• _TASK PROMPT_
Print all of the lines exactly. Any picture among them stays out.

......

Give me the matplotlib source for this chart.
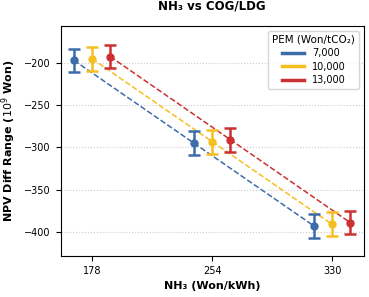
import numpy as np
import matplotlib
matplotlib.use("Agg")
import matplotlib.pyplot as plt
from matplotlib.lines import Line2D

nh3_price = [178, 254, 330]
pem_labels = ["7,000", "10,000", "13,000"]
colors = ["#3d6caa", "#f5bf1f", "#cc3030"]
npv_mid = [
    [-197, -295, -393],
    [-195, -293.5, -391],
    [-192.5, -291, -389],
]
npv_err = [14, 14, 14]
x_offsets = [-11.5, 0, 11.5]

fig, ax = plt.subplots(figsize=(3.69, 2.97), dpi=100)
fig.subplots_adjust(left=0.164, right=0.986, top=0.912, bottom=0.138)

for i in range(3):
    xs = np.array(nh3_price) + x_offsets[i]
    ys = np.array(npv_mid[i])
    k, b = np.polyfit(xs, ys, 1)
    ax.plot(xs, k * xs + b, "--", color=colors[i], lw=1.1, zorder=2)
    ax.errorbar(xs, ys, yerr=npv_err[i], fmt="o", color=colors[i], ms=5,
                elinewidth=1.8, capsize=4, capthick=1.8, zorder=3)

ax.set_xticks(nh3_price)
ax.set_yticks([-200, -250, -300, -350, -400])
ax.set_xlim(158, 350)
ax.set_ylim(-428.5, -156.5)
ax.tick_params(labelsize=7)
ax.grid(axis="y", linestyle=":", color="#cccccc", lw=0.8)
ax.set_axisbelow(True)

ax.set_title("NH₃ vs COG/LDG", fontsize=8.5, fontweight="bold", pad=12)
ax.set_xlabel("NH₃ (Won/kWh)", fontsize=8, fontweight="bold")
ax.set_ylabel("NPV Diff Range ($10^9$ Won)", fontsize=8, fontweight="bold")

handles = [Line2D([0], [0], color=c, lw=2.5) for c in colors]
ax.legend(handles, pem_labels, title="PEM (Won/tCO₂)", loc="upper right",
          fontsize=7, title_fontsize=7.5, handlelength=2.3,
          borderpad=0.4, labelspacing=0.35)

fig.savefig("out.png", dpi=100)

......

• _SOLUTION FOR THIS EXERCISE_
Give me the matplotlib source for this chart.
import numpy as np
import matplotlib
matplotlib.use("Agg")
import matplotlib.pyplot as plt
from matplotlib.lines import Line2D

nh3_price = [178, 254, 330]
pem_labels = ["7,000", "10,000", "13,000"]
colors = ["#3d6caa", "#f5bf1f", "#cc3030"]
npv_mid = [
    [-197, -295, -393],
    [-195, -293.5, -391],
    [-192.5, -291, -389],
]
npv_err = [14, 14, 14]
x_offsets = [-11.5, 0, 11.5]

fig, ax = plt.subplots(figsize=(3.69, 2.97), dpi=100)
fig.subplots_adjust(left=0.164, right=0.986, top=0.912, bottom=0.138)

for i in range(3):
    xs = np.array(nh3_price) + x_offsets[i]
    ys = np.array(npv_mid[i])
    k, b = np.polyfit(xs, ys, 1)
    ax.plot(xs, k * xs + b, "--", color=colors[i], lw=1.1, zorder=2)
    ax.errorbar(xs, ys, yerr=npv_err[i], fmt="o", color=colors[i], ms=5,
                elinewidth=1.8, capsize=4, capthick=1.8, zorder=3)

ax.set_xticks(nh3_price)
ax.set_yticks([-200, -250, -300, -350, -400])
ax.set_xlim(158, 350)
ax.set_ylim(-428.5, -156.5)
ax.tick_params(labelsize=7)
ax.grid(axis="y", linestyle=":", color="#cccccc", lw=0.8)
ax.set_axisbelow(True)

ax.set_title("NH₃ vs COG/LDG", fontsize=8.5, fontweight="bold", pad=12)
ax.set_xlabel("NH₃ (Won/kWh)", fontsize=8, fontweight="bold")
ax.set_ylabel("NPV Diff Range ($10^9$ Won)", fontsize=8, fontweight="bold")

handles = [Line2D([0], [0], color=c, lw=2.5) for c in colors]
ax.legend(handles, pem_labels, title="PEM (Won/tCO₂)", loc="upper right",
          fontsize=7, title_fontsize=7.5, handlelength=2.3,
          borderpad=0.4, labelspacing=0.35)

fig.savefig("out.png", dpi=100)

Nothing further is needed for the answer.